La legge delega sulla previdenza, ora all'esame del Senato, regalerà al Fondo Clero la norma per cumulare gratuitamente i contributi pensionistici versati in gestioni diverse. La gran parte dei sacerdoti iscritti al Fondo Clero e degli ex iscritti ignorano però di avere già questo diritto e, di conseguenza, non lo esercitano. Il suo riconoscimento è stato già operato dall'Inps, in termini sostanziali, con un documento interpretativo (gennaio 2001), essendosi l'Istituto ormai convinto di dover applicare anche al Fondo Clero le disposizioni previdenziali di portata generale, anche quando non siano indirizzate esplicitamente al Fondo. All'interpretazione dell'ente ha fatto seguito il decreto n. 57/2003, che ha previsto una totalizzazione, con alcuni vincoli, per tutti i "lavoratori" assicurati ad una previdenza obbligatoria, compresi i liberi professionisti. Una volta approvata, la legge delega costituirà però la norma più chiara e completa sulla facoltà di cumulo, in grado di cancellare ogni possibile resistenza della burocrazia verso il Fondo dei sacerdoti.
Corte Costituzionale. La Corte Costituzionale è intervenuta più volte sulla materia, rilevando la necessità di riconoscere con le formule più ampie il cumulo dei contributi.
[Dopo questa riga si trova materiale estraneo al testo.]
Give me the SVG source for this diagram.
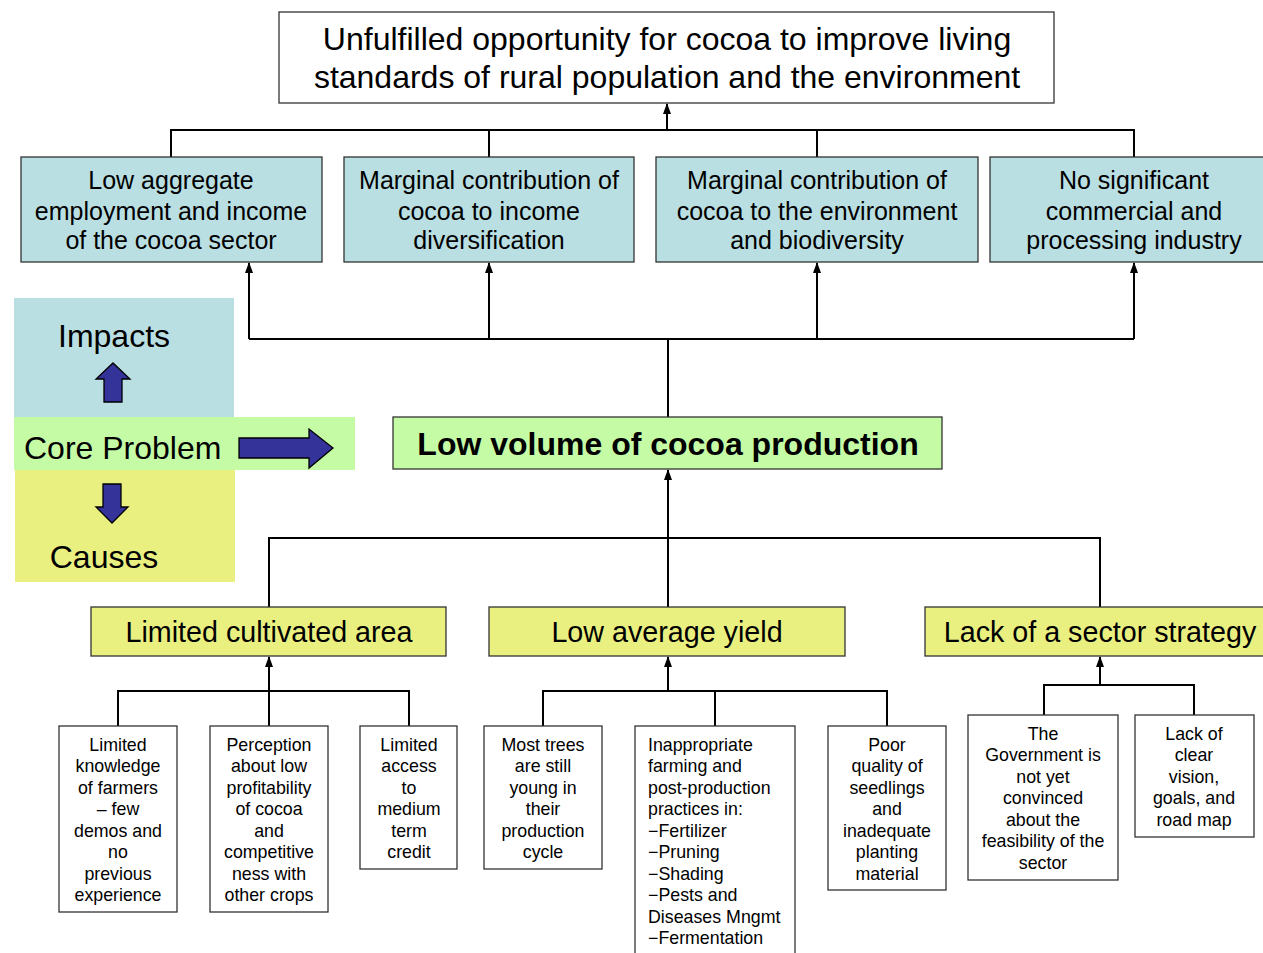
<svg xmlns="http://www.w3.org/2000/svg" width="1263" height="953" viewBox="0 0 1263 953">
<defs>
<marker id="ah" markerWidth="11" markerHeight="8" refX="10" refY="4" orient="auto" markerUnits="userSpaceOnUse" viewBox="0 0 11 8">
<path d="M0,0 L11,4 L0,8 Z" fill="#000"/>
</marker>
<style>
text{font-family:"Liberation Sans",Arial,sans-serif;fill:#000}
.box{stroke:#333;stroke-width:1.3}
.imp{fill:#badfe2}
.cause{fill:#e9f080}
.core{fill:#c6fba6}
.wb{fill:#fff}
.c{text-anchor:middle}
.t24{font-size:25px}
.t28{font-size:28.7px}
.t30{font-size:32px}
.s{font-size:17.8px}
.ln{fill:none;stroke:#000;stroke-width:2}
.big{fill:#333399;stroke:#000;stroke-width:1.3}
</style>
</defs>

<g id="legend">
<rect x="14" y="298" width="220" height="119" fill="#badfe2"/>
<rect x="15" y="470" width="220" height="112" fill="#e9f080"/>
<rect x="14" y="417" width="341" height="53" fill="#c6fba6"/>
<text x="114" y="347" class="t30 c">Impacts</text>
<path class="big" d="M104,402 L104,379 L96,379 L113,363 L130,379 L122,379 L122,402 Z"/>
<text x="24" y="459" class="t30">Core Problem</text>
<path class="big" d="M239,438 L309,438 L309,429 L333,448 L309,468 L309,458 L239,458 Z"/>
<path class="big" d="M103,484 L121,484 L121,507 L128,507 L112,523 L96,507 L103,507 Z"/>
<text x="104" y="568" class="t30 c">Causes</text>
</g>

<g id="connectors">
<path class="ln" d="M171,157 V130 H1134 V157 M489,130 V157 M817,130 V157"/>
<line class="ln" x1="667" y1="130" x2="667" y2="104" marker-end="url(#ah)"/>
<path class="ln" d="M249,339 H1134 M668,339 V417"/>
<line class="ln" x1="249" y1="339" x2="249" y2="263" marker-end="url(#ah)"/>
<line class="ln" x1="489" y1="339" x2="489" y2="263" marker-end="url(#ah)"/>
<line class="ln" x1="817" y1="339" x2="817" y2="263" marker-end="url(#ah)"/>
<line class="ln" x1="1134" y1="339" x2="1134" y2="263" marker-end="url(#ah)"/>
<path class="ln" d="M269,607 V538 H1100 V607 M668,538 V607"/>
<line class="ln" x1="668" y1="538" x2="668" y2="470" marker-end="url(#ah)"/>
<path class="ln" d="M118,726 V691 H409 V726 M269,691 V726"/>
<line class="ln" x1="269" y1="691" x2="269" y2="657" marker-end="url(#ah)"/>
<path class="ln" d="M543,726 V691 H887 V726 M715,691 V726"/>
<line class="ln" x1="668" y1="691" x2="668" y2="657" marker-end="url(#ah)"/>
<path class="ln" d="M1044,715 V685 H1194 V715"/>
<line class="ln" x1="1100" y1="685" x2="1100" y2="657" marker-end="url(#ah)"/>
</g>

<g id="goal">
<rect class="box wb" x="279" y="12" width="775" height="91"/>
<text class="t30 c" x="667" y="50">Unfulfilled opportunity for cocoa to improve living</text>
<text class="t30 c" x="667" y="88">standards of rural population and the environment</text>
</g>

<g id="impact1">
<rect class="box imp" x="21" y="157" width="301" height="105"/>
<text class="t24 c" x="171" y="189">Low aggregate</text>
<text class="t24 c" x="171" y="220">employment and income</text>
<text class="t24 c" x="171" y="249">of the cocoa sector</text>
</g>
<g id="impact2">
<rect class="box imp" x="344" y="157" width="290" height="105"/>
<text class="t24 c" x="489" y="189">Marginal contribution of</text>
<text class="t24 c" x="489" y="220">cocoa to income</text>
<text class="t24 c" x="489" y="249">diversification</text>
</g>
<g id="impact3">
<rect class="box imp" x="656" y="157" width="322" height="105"/>
<text class="t24 c" x="817" y="189">Marginal contribution of</text>
<text class="t24 c" x="817" y="220">cocoa to the environment</text>
<text class="t24 c" x="817" y="249">and biodiversity</text>
</g>
<g id="impact4">
<rect class="box imp" x="990" y="157" width="280" height="105"/>
<text class="t24 c" x="1134" y="189">No significant</text>
<text class="t24 c" x="1134" y="220">commercial and</text>
<text class="t24 c" x="1134" y="249">processing industry</text>
</g>

<g id="core">
<rect class="box core" x="393" y="417" width="549" height="52"/>
<text class="t30 c" x="668" y="455" font-weight="bold">Low volume of cocoa production</text>
</g>

<g id="cause1">
<rect class="box cause" x="91" y="607" width="355" height="49"/>
<text class="t28 c" x="269" y="642">Limited cultivated area</text>
</g>
<g id="cause2">
<rect class="box cause" x="489" y="607" width="356" height="49"/>
<text class="t28 c" x="667" y="642">Low average yield</text>
</g>
<g id="cause3">
<rect class="box cause" x="925" y="607" width="345" height="49"/>
<text class="t28 c" x="1100" y="642">Lack of a sector strategy</text>
</g>

<g id="sub1">
<rect class="box wb" x="59" y="726" width="118" height="186"/>
<text class="s c" x="118"><tspan x="118" y="751">Limited</tspan><tspan x="118" y="772">knowledge</tspan><tspan x="118" y="794">of farmers</tspan><tspan x="118" y="815">– few</tspan><tspan x="118" y="837">demos and</tspan><tspan x="118" y="858">no</tspan><tspan x="118" y="880">previous</tspan><tspan x="118" y="901">experience</tspan></text>
</g>
<g id="sub2">
<rect class="box wb" x="210" y="726" width="118" height="186"/>
<text class="s c" x="269"><tspan x="269" y="751">Perception</tspan><tspan x="269" y="772">about low</tspan><tspan x="269" y="794">profitability</tspan><tspan x="269" y="815">of cocoa</tspan><tspan x="269" y="837">and</tspan><tspan x="269" y="858">competitive</tspan><tspan x="269" y="880">ness with</tspan><tspan x="269" y="901">other crops</tspan></text>
</g>
<g id="sub3">
<rect class="box wb" x="360" y="726" width="97" height="143"/>
<text class="s c" x="409"><tspan x="409" y="751">Limited</tspan><tspan x="409" y="772">access</tspan><tspan x="409" y="794">to</tspan><tspan x="409" y="815">medium</tspan><tspan x="409" y="837">term</tspan><tspan x="409" y="858">credit</tspan></text>
</g>
<g id="sub4">
<rect class="box wb" x="484" y="726" width="118" height="143"/>
<text class="s c" x="543"><tspan x="543" y="751">Most trees</tspan><tspan x="543" y="772">are still</tspan><tspan x="543" y="794">young in</tspan><tspan x="543" y="815">their</tspan><tspan x="543" y="837">production</tspan><tspan x="543" y="858">cycle</tspan></text>
</g>
<g id="sub5">
<rect class="box wb" x="635" y="726" width="160" height="240"/>
<text class="s" x="648"><tspan x="648" y="751">Inappropriate</tspan><tspan x="648" y="772">farming and</tspan><tspan x="648" y="794">post-production</tspan><tspan x="648" y="815">practices in:</tspan><tspan x="648" y="837">−Fertilizer</tspan><tspan x="648" y="858">−Pruning</tspan><tspan x="648" y="880">−Shading</tspan><tspan x="648" y="901">−Pests and</tspan><tspan x="648" y="923">Diseases Mngmt</tspan><tspan x="648" y="944">−Fermentation</tspan></text>
</g>
<g id="sub6">
<rect class="box wb" x="828" y="726" width="118" height="164"/>
<text class="s c" x="887"><tspan x="887" y="751">Poor</tspan><tspan x="887" y="772">quality of</tspan><tspan x="887" y="794">seedlings</tspan><tspan x="887" y="815">and</tspan><tspan x="887" y="837">inadequate</tspan><tspan x="887" y="858">planting</tspan><tspan x="887" y="880">material</tspan></text>
</g>
<g id="sub7">
<rect class="box wb" x="968" y="715" width="150" height="165"/>
<text class="s c" x="1043"><tspan x="1043" y="740">The</tspan><tspan x="1043" y="761">Government is</tspan><tspan x="1043" y="783">not yet</tspan><tspan x="1043" y="804">convinced</tspan><tspan x="1043" y="826">about the</tspan><tspan x="1043" y="847">feasibility of the</tspan><tspan x="1043" y="869">sector</tspan></text>
</g>
<g id="sub8">
<rect class="box wb" x="1135" y="715" width="119" height="122"/>
<text class="s c" x="1194"><tspan x="1194" y="740">Lack of</tspan><tspan x="1194" y="761">clear</tspan><tspan x="1194" y="783">vision,</tspan><tspan x="1194" y="804">goals, and</tspan><tspan x="1194" y="826">road map</tspan></text>
</g>
</svg>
La recente sentenza n. 325 del 30 ottobre scorso riporta le ultime indicazioni della Consulta, che risultano particolarmente favorevoli per i sacerdoti. Benché la decisione della Corte si riferisca al cumulo di contributi da artigiano e da commerciante, i principi espressi trovano una perfetta aderenza anche al Fondo per il clero:
a) la totalizzazione deve garantire all'interessato la possibilità di raggiungere una pensione, altrimenti impossibile con la separazione dei contributi. Nel Fondo clero questo si realizza per la quasi totalità dei pluriassicurati, poiché la pensione di vecchiaia nel Fondo a 65 anni può essere liquidata solo avendo 40 anni di contribuzione complessiva, un requisito non alla portata di tutti gli iscritti; b) il cumulo deve riguardare solo il diritto alla pensione e non è utilizzabile per un maggiore importo della rendita. Spetta al legislatore - precisa la Corte - estendere il principio di cumulo anche alla misura della pensione; c) con la totalizzazione le gestioni previdenziali non devono sopportare un onere pensionistico più gravoso di quello in assenza di cumulo. Questo rischio è inesistente per il Fondo clero: la diversità di calcolo della pensione sacerdotale esclude che l'interessato possa ricevere un beneficio economico superiore a quello ordinario; d) il lavoratore con più contribuzioni non deve essere penalizzato rispetto al lavoratore con pari ed unica contribuzione. Questo criterio attiene anche alla figura del sacerdote, alla quale spesso viene opposta la specificità del termine «lavora-tore». Al contrario, non va dimenticato che il sacerdote che richiede la totalizzazione è stato anche un lavoratore, tuttora in possesso dei diritti rimarcati dalla Consulta.